Plotting code records
◇ ◇ ◇ ◇ ◇ ◇ ◇

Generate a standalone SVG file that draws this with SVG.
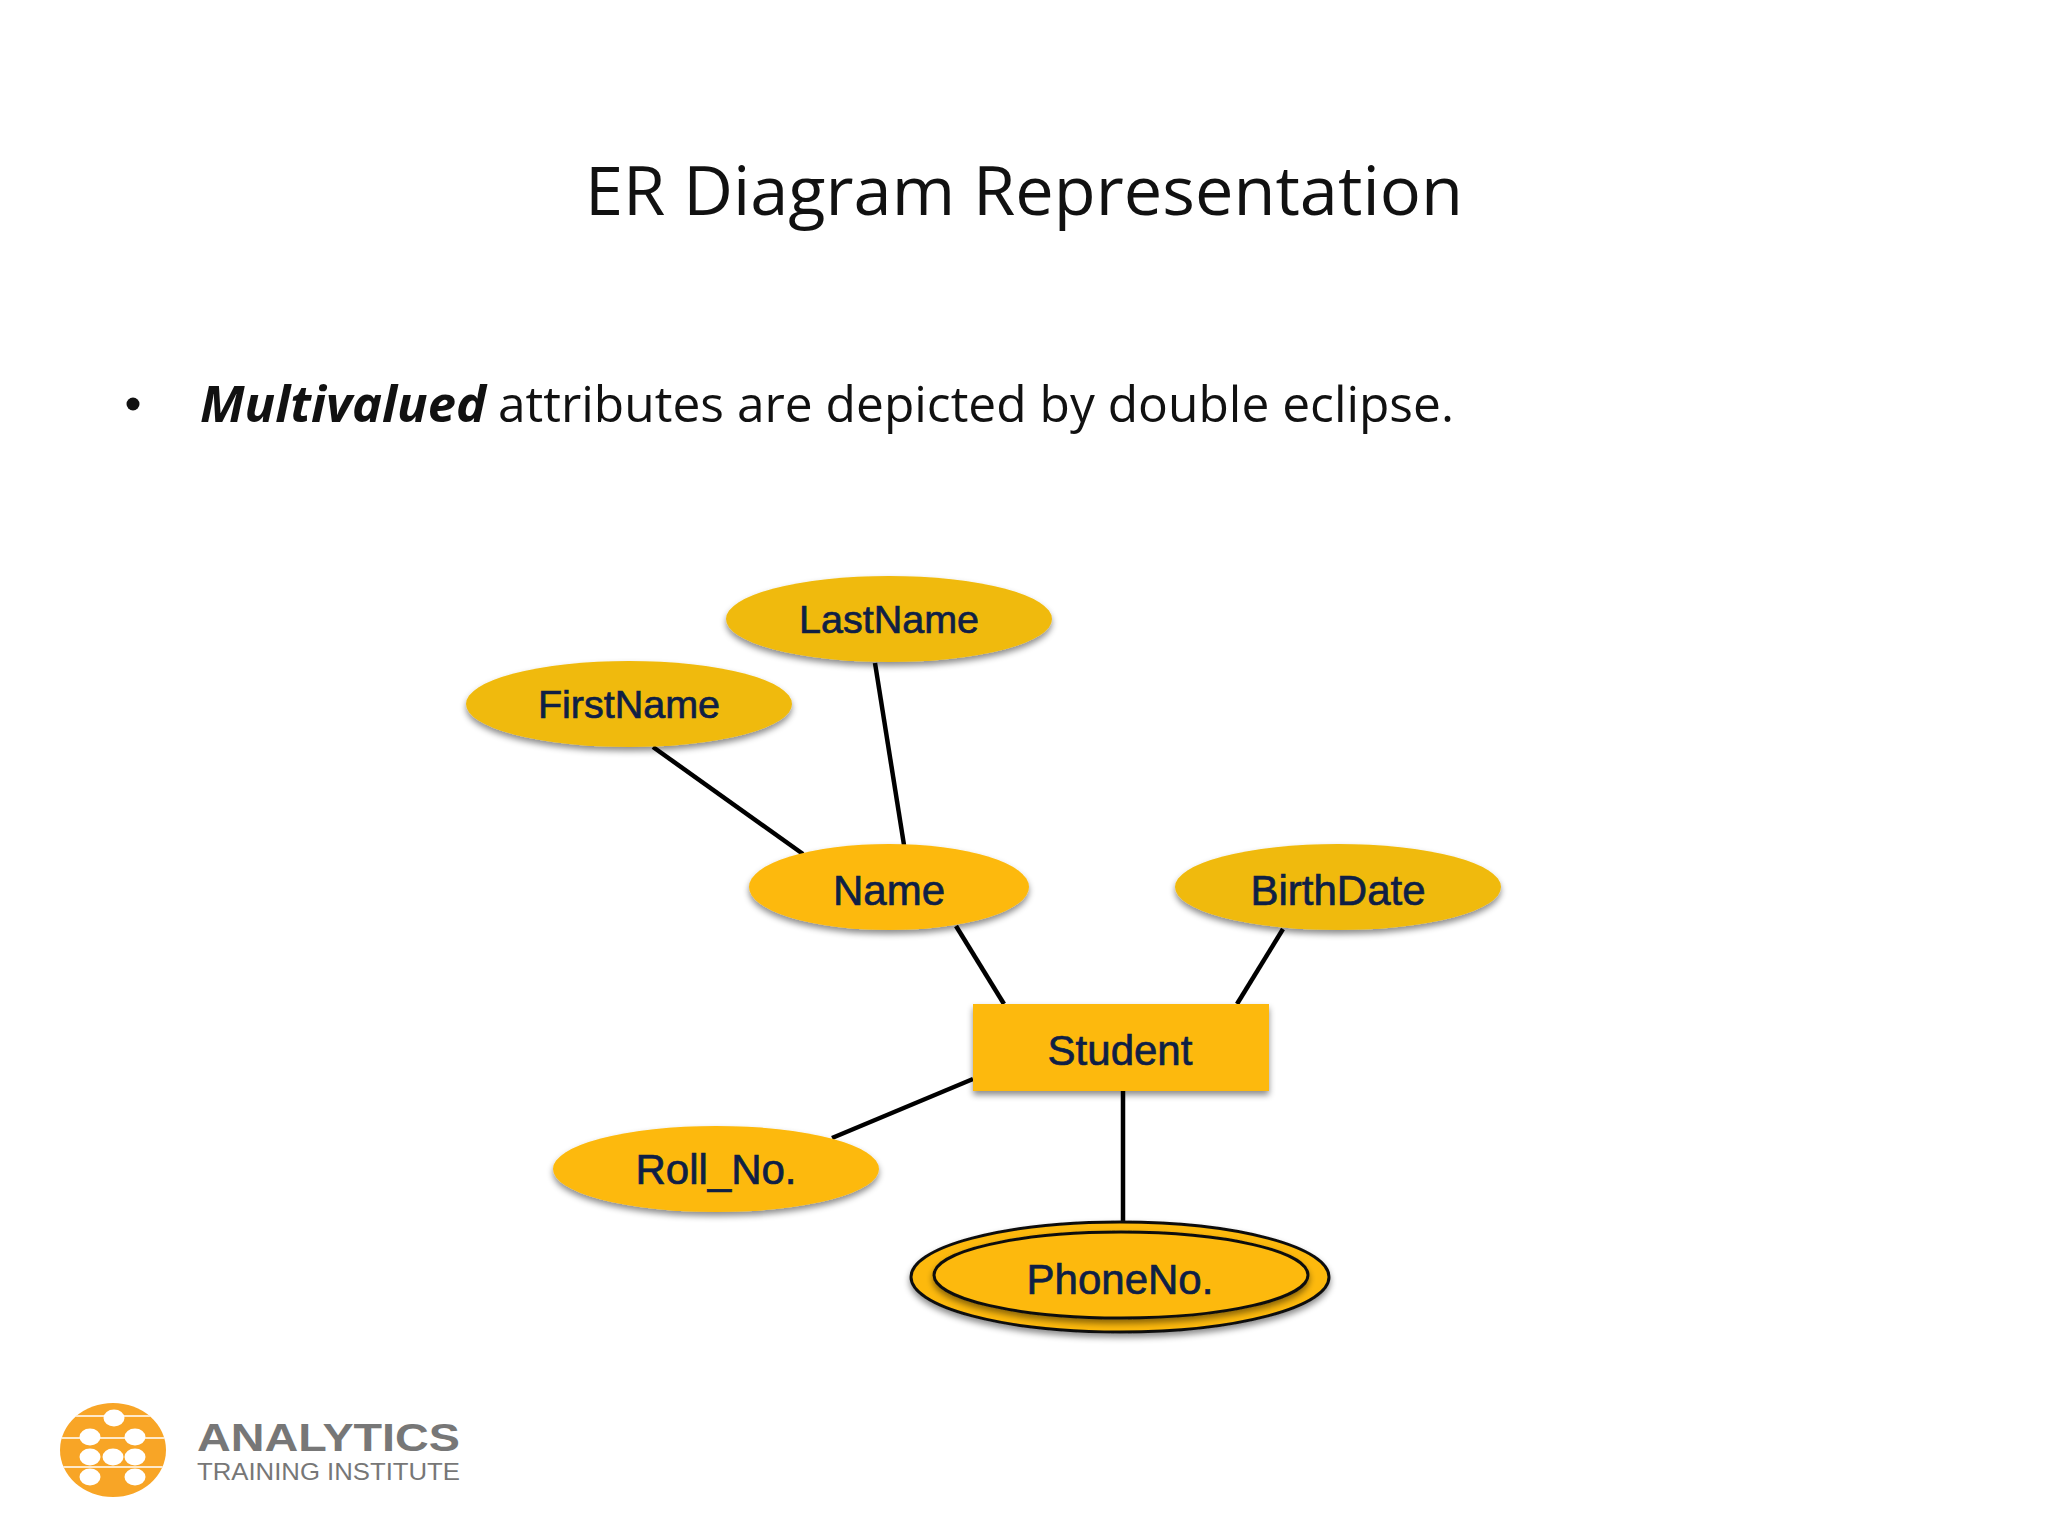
<svg xmlns="http://www.w3.org/2000/svg" width="2048" height="1536" viewBox="0 0 2048 1536">
<style>
.slide{font-family:"Open Sans","Noto Sans",sans-serif;fill:#111}
.lbl{font-family:"Liberation Sans",Arial,sans-serif;font-size:42px;fill:#0f1f45;stroke:#0f1f45;stroke-width:.7;text-anchor:middle}
.a{fill:#fdb90b;filter:url(#sh)}
.b{fill:#f0ba0c;filter:url(#sh)}
.c{stroke:#000;stroke-width:4.5;fill:none}
.hole{fill:#fff}
.st{stroke:#fff;fill:none}
</style>
<defs>
<filter id="sh" x="-10%" y="-20%" width="120%" height="150%"><feDropShadow dx="0" dy="4" stdDeviation="3" flood-color="#000" flood-opacity=".45"/></filter>
<clipPath id="disc"><ellipse cx="113" cy="1450" rx="53" ry="47"/></clipPath>
</defs>
<rect width="2048" height="1536" fill="#fff"/>
<text class="slide" x="585" y="215" font-size="68" textLength="878" lengthAdjust="spacingAndGlyphs">ER Diagram Representation</text>
<g id="bullet">
<circle cx="133" cy="404" r="6.5" fill="#111"/>
<text class="slide" x="200" y="422" font-size="50" font-weight="700" font-style="italic" textLength="286" lengthAdjust="spacingAndGlyphs">Multivalued</text>
<text class="slide" x="498" y="422" font-size="50" textLength="956" lengthAdjust="spacingAndGlyphs">attributes are depicted by double eclipse.</text>
</g>
<g id="connectors">
<line class="c" x1="653" y1="747" x2="803" y2="854"/>
<line class="c" x1="875" y1="663" x2="904" y2="845"/>
<line class="c" x1="956" y1="926" x2="1004" y2="1004"/>
<line class="c" x1="1283" y1="929" x2="1237" y2="1004"/>
<line class="c" x1="973" y1="1079" x2="832" y2="1138"/>
<line class="c" x1="1123" y1="1091" x2="1123" y2="1222"/>
</g>
<g id="lastname"><ellipse class="b" cx="889" cy="619" rx="163" ry="43"/><text class="lbl" x="889" y="633" style="font-size:39.5px">LastName</text></g>
<g id="firstname"><ellipse class="b" cx="629" cy="704" rx="163" ry="43"/><text class="lbl" x="629" y="718" style="font-size:39.5px">FirstName</text></g>
<g id="name"><ellipse class="a" cx="889" cy="887" rx="140" ry="43"/><text class="lbl" x="889" y="905">Name</text></g>
<g id="birthdate"><ellipse class="b" cx="1338" cy="887" rx="163" ry="43"/><text class="lbl" x="1338" y="905">BirthDate</text></g>
<g id="student"><rect class="a" x="973" y="1004" width="296" height="87"/><text class="lbl" x="1120" y="1065">Student</text></g>
<g id="rollno"><ellipse class="a" cx="716" cy="1169" rx="163" ry="43"/><text class="lbl" x="716" y="1184">Roll_No.</text></g>
<g id="phoneno">
<ellipse cx="1120" cy="1277" rx="209" ry="55" fill="#fdb90b" stroke="#111" stroke-width="3" filter="url(#sh)"/>
<ellipse cx="1121" cy="1275" rx="187" ry="43" fill="#fdb90b" stroke="#111" stroke-width="3" filter="url(#sh)"/>
<text class="lbl" x="1120" y="1294">PhoneNo.</text>
</g>
<g id="logo">
<ellipse cx="113" cy="1450" rx="53" ry="47" fill="#f8a526"/>
<g clip-path="url(#disc)">
<path class="st" stroke-width="1.5" d="M60 1416H166M60 1438H166M60 1467H166"/>
<g class="hole">
<ellipse cx="114" cy="1418" rx="10.5" ry="8.5"/>
<ellipse cx="90" cy="1437" rx="10.5" ry="8.5"/>
<ellipse cx="135" cy="1437" rx="10.5" ry="8.5"/>
<ellipse cx="90" cy="1457" rx="10.5" ry="8.5"/>
<ellipse cx="113" cy="1457" rx="10.5" ry="8.5"/>
<ellipse cx="135" cy="1457" rx="10.5" ry="8.5"/>
<ellipse cx="90" cy="1477" rx="10.5" ry="8.5"/>
<ellipse cx="135" cy="1477" rx="10.5" ry="8.5"/>
</g>
</g>
<text x="197" y="1451" font-family="'Liberation Sans',sans-serif" font-size="38" font-weight="700" fill="#777" textLength="263" lengthAdjust="spacingAndGlyphs">ANALYTICS</text>
<text x="197" y="1480" font-family="'Liberation Sans',sans-serif" font-size="24" fill="#777" textLength="263" lengthAdjust="spacingAndGlyphs">TRAINING INSTITUTE</text>
</g>
</svg>
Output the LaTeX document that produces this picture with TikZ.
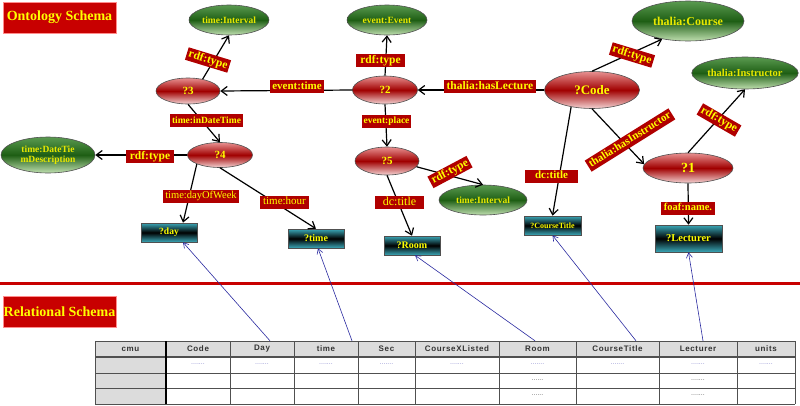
\documentclass[tikz,border=0pt]{standalone}
\usepackage{fontspec}
\setmainfont{Liberation Serif}
\setsansfont{Liberation Sans}
\newfontfamily\tblfont[LetterSpace=8]{Liberation Sans}
\usetikzlibrary{shapes.geometric,arrows.meta}
\definecolor{lblred}{HTML}{B00000}
\definecolor{ttlred}{HTML}{C80000}
\definecolor{yel}{HTML}{FFFF00}
\definecolor{gyel}{HTML}{E8E800}
\definecolor{edgeblue}{HTML}{2A2AA0}
\definecolor{rtop}{HTML}{E89090}
\definecolor{rmid}{HTML}{A00000}
\definecolor{rbot}{HTML}{F5D5D5}
\definecolor{gtop}{HTML}{5A9A50}
\definecolor{gmid}{HTML}{1E5E14}
\definecolor{gbot}{HTML}{C0E0B0}
\definecolor{ttop}{HTML}{3AA8B8}
\definecolor{tmid}{HTML}{000000}
\definecolor{hdrgray}{HTML}{DCDCDC}
\definecolor{gridgray}{HTML}{505050}
\definecolor{dotblue}{HTML}{8C8CD0}
\begin{document}
\begin{tikzpicture}[x=1pt,y=-1pt,
  redell/.style={ellipse, draw=gridgray, line width=0.6pt, top color=rtop, bottom color=rbot, middle color=rmid, text=yel, inner sep=0pt, font=\fontsize{11}{11}\selectfont\bfseries},
  greenell/.style={ellipse, draw=gridgray, line width=0.6pt, top color=gtop, bottom color=gbot, middle color=gmid, text=gyel, inner sep=0pt, align=center, font=\fontsize{9.5}{10.5}\selectfont\bfseries},
  tealbox/.style={rectangle, draw=gridgray, line width=0.6pt, top color=ttop, bottom color=ttop, middle color=tmid, text=yel, inner sep=0pt, font=\fontsize{10}{10}\selectfont\bfseries},
  lbl/.style={rectangle, fill=lblred, text=yel, inner xsep=2pt, inner ysep=1pt, text height=8pt, text depth=2.5pt, minimum height=13pt, font=\fontsize{10.5}{10.5}\selectfont\bfseries},
  lblr/.style={lbl, font=\fontsize{10.5}{10.5}\selectfont},
  ttl/.style={rectangle, fill=ttlred, draw=red!45!white, line width=0.6pt, text=yel, minimum width=113pt, minimum height=31pt, inner sep=0pt, font=\fontsize{14}{14}\selectfont\bfseries},
  arr/.style={-{Straight Barb[length=6pt,width=9pt]}, line width=1.2pt, black},
  bl/.style={-{Straight Barb[length=5pt,width=6pt]}, line width=0.6pt, edgeblue},
  hcell/.style={rectangle, minimum height=16pt, inner sep=0pt, text=black!80, font=\tblfont\fontsize{8}{8}\selectfont\bfseries},
  dotA/.style={inner sep=0pt, text=dotblue, font=\sffamily\fontsize{7}{7}\selectfont},
  dotB/.style={inner sep=0pt, text=black!60, font=\sffamily\fontsize{7}{7}\selectfont}
]
\useasboundingbox (0,0) rectangle (800,405);
\clip (0,0) rectangle (800,405);

% titles and separator
\node[ttl] (tOnt) at (59.5,17.5) {Ontology Schema};
\node[ttl] (tRel) at (59.5,311.5) {Relational Schema};
\draw[line width=3pt, ttlred] (0,283) -- (800,283);

% ontology nodes
\node[greenell, minimum width=80pt, minimum height=30pt] (ti1) at (229,20) {time:Interval};
\node[greenell, minimum width=80pt, minimum height=30pt] (ee) at (387,20) {event:Event};
\node[greenell, minimum width=112pt, minimum height=40pt, font=\fontsize{12}{12}\selectfont\bfseries] (tc) at (688,21) {thalia:Course};
\node[greenell, minimum width=106pt, minimum height=32pt, font=\fontsize{10.5}{10.5}\selectfont\bfseries] (tins) at (745,73) {thalia:Instructor};
\node[greenell, minimum width=94pt, minimum height=36pt] (tdd) at (48,155) {time:DateTie\\mDescription};
\node[greenell, minimum width=88pt, minimum height=30pt] (ti2) at (483,200) {time:Interval};

\node[redell, minimum width=64pt, minimum height=26pt] (n3) at (188,91) {?3};
\node[redell, minimum width=65pt, minimum height=28pt] (n2) at (385,90) {?2};
\node[redell, minimum width=95pt, minimum height=37pt, font=\fontsize{13}{13}\selectfont\bfseries] (code) at (592,90) {?Code};
\node[redell, minimum width=65pt, minimum height=25pt] (n4) at (220,155) {?4};
\node[redell, minimum width=64pt, minimum height=28pt] (n5) at (387,161) {?5};
\node[redell, minimum width=90pt, minimum height=30pt, font=\fontsize{14}{14}\selectfont\bfseries] (n1) at (688,168) {?1};

\node[tealbox, minimum width=56pt, minimum height=19pt, font=\fontsize{9.5}{9.5}\selectfont\bfseries] (day) at (169,232.5) {?day};
\node[tealbox, minimum width=56pt, minimum height=19pt] (tm) at (316,238.5) {?time};
\node[tealbox, minimum width=56pt, minimum height=19pt] (room) at (412,245.5) {?Room};
\node[tealbox, minimum width=57pt, minimum height=19pt, font=\fontsize{8}{8}\selectfont\bfseries] (ct) at (552.5,225.5) {?CourseTitle};
\node[tealbox, minimum width=67pt, minimum height=27pt, font=\fontsize{10.5}{10.5}\selectfont\bfseries] (lec) at (688.5,238.5) {?Lecturer};

% ontology edges
\draw[arr] (n3.39) -- (ti1.south);
\draw[arr] (n2.west) -- (n3.east);
\draw[arr] (n2.north) -- (ee.south);
\draw[arr] (code.west) -- (n2.east);
\draw[arr] (n2.south) -- (n5.north);
\draw[arr] (n3.south) -- (n4.north);
\draw[arr] (n4.west) -- (tdd.east);
\draw[arr] (n4.south west) -- ([xshift=14pt]day.north);
\draw[arr] (n4.south) -- (tm.north);
\draw[arr] (n5.south) -- (room.north);
\draw[arr] (n5.-11) -- (ti2.north);
\draw[arr] (code.north) -- (tc.215);
\draw[arr] (code.219) -- (ct.north);
\draw[arr] (code.south) -- (n1.175);
\draw[arr] (n1.north) -- (tins.south);
\draw[arr] (n1.south) -- (lec.north);

% edge labels
\node[lbl, rotate=-17, font=\fontsize{11.5}{11.5}\selectfont\bfseries] (l1) at (208,60) {rdf:type};
\node[lbl, minimum width=54pt, font=\fontsize{11}{11}\selectfont\bfseries] (l2) at (297,86.5) {event:time};
\node[lbl, minimum width=49pt, font=\fontsize{11.5}{11.5}\selectfont\bfseries] (l3) at (380.5,60.5) {rdf:type};
\node[lbl, minimum width=92pt, font=\fontsize{11.5}{11.5}\selectfont\bfseries] (l4) at (490,86.5) {thalia:hasLecture};
\node[lbl, minimum width=49pt, font=\fontsize{9.5}{9.5}\selectfont\bfseries] (l5) at (386.5,121) {event:place};
\node[lbl, minimum width=73pt, font=\fontsize{9.5}{9.5}\selectfont\bfseries] (l6) at (206.5,120.5) {time:inDateTime};
\node[lbl, minimum width=48pt, font=\fontsize{11.5}{11.5}\selectfont\bfseries] (l7) at (150,156.5) {rdf:type};
\node[lblr, minimum width=76pt] (l8) at (201,196) {time:dayOfWeek};
\node[lblr, minimum width=49pt, font=\fontsize{11}{11}\selectfont] (l9) at (284.5,202) {time:hour};
\node[lblr, minimum width=49pt, font=\fontsize{12}{12}\selectfont] (l10) at (399.5,202.5) {dc:title};
\node[lbl, rotate=28, font=\fontsize{11.5}{11.5}\selectfont\bfseries] (l11) at (450,172) {rdf:type};
\node[lbl, rotate=-17, font=\fontsize{11.5}{11.5}\selectfont\bfseries] (l12) at (632,55) {rdf:type};
\node[lbl, rotate=32, font=\fontsize{11}{11}\selectfont\bfseries] (l13) at (630,140) {thalia:hasInstructor};
\node[lbl, rotate=-30, font=\fontsize{11.5}{11.5}\selectfont\bfseries] (l14) at (719,120) {rdf:type};
\node[lbl, minimum width=53pt, font=\fontsize{11}{11}\selectfont\bfseries] (l15) at (551.5,176) {dc:title};
\node[lbl, minimum width=54pt] (l16) at (688,208) {foaf:name.};

% relational table
\fill[hdrgray] (95,341) rectangle (795,357);
\fill[hdrgray] (95,357) rectangle (166,404);
\foreach \yy in {341,357,373,388,404} \draw[gridgray, line width=0.9pt] (95,\yy) -- (795,\yy);
\draw[gridgray, line width=1.4pt] (95,357) -- (795,357);
\foreach \xx in {95,230,294,358,415,499,576,659,737,795} \draw[gridgray, line width=0.9pt] (\xx,341) -- (\xx,404);
\draw[black, line width=2pt] (166,341) -- (166,404);

\node[hcell, minimum width=71pt] (hcmu) at (130.5,349) {cmu};
\node[hcell, minimum width=64pt] (hCode) at (198,349) {Code};
\node[hcell, minimum width=64pt] (hDay) at (262,349) {Day};
\node[hcell, minimum width=64pt] (hTime) at (326,349) {time};
\node[hcell, minimum width=57pt] (hSec) at (386.5,349) {Sec};
\node[hcell, minimum width=84pt] (hCX) at (457,349) {CourseXListed};
\node[hcell, minimum width=77pt] (hRoom) at (537.5,349) {Room};
\node[hcell, minimum width=83pt] (hCT) at (617.5,349) {CourseTitle};
\node[hcell, minimum width=78pt] (hLec) at (698,349) {Lecturer};
\node[hcell, minimum width=58pt] (hUnits) at (766,349) {units};

\foreach \cx [count=\i] in {198,262,326,386.5,457,537.5,617.5,698,766}
  \node[dotA] (dA\i) at (\cx,364) {.......};
\node[dotB] (dB1) at (537.5,380) {......};
\node[dotB] (dB2) at (537.5,395.5) {......};
\node[dotB] (dB3) at (698,380) {.......};
\node[dotB] (dB4) at (698,395.5) {.......};

% mapping connectors
\draw[bl] ([xshift=8pt]hDay.north) -- ([xshift=14pt]day.south);
\draw[bl] ([xshift=26pt]hTime.north) -- ([xshift=2pt]tm.south);
\draw[bl] ([xshift=-2.5pt]hRoom.north) -- ([xshift=3pt]room.south);
\draw[bl] ([xshift=18.5pt]hCT.north) -- (ct.south);
\draw[bl] ([xshift=5pt]hLec.north) -- (lec.south);
\end{tikzpicture}
\end{document}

◇ ◇ ◇ ◇ ◇ ◇ ◇

▶ _REQUEST_: Give the number of lines in the listing above that hold the string "this", with nothing else.

▶ _ANSWER FOR THE TASK_: 2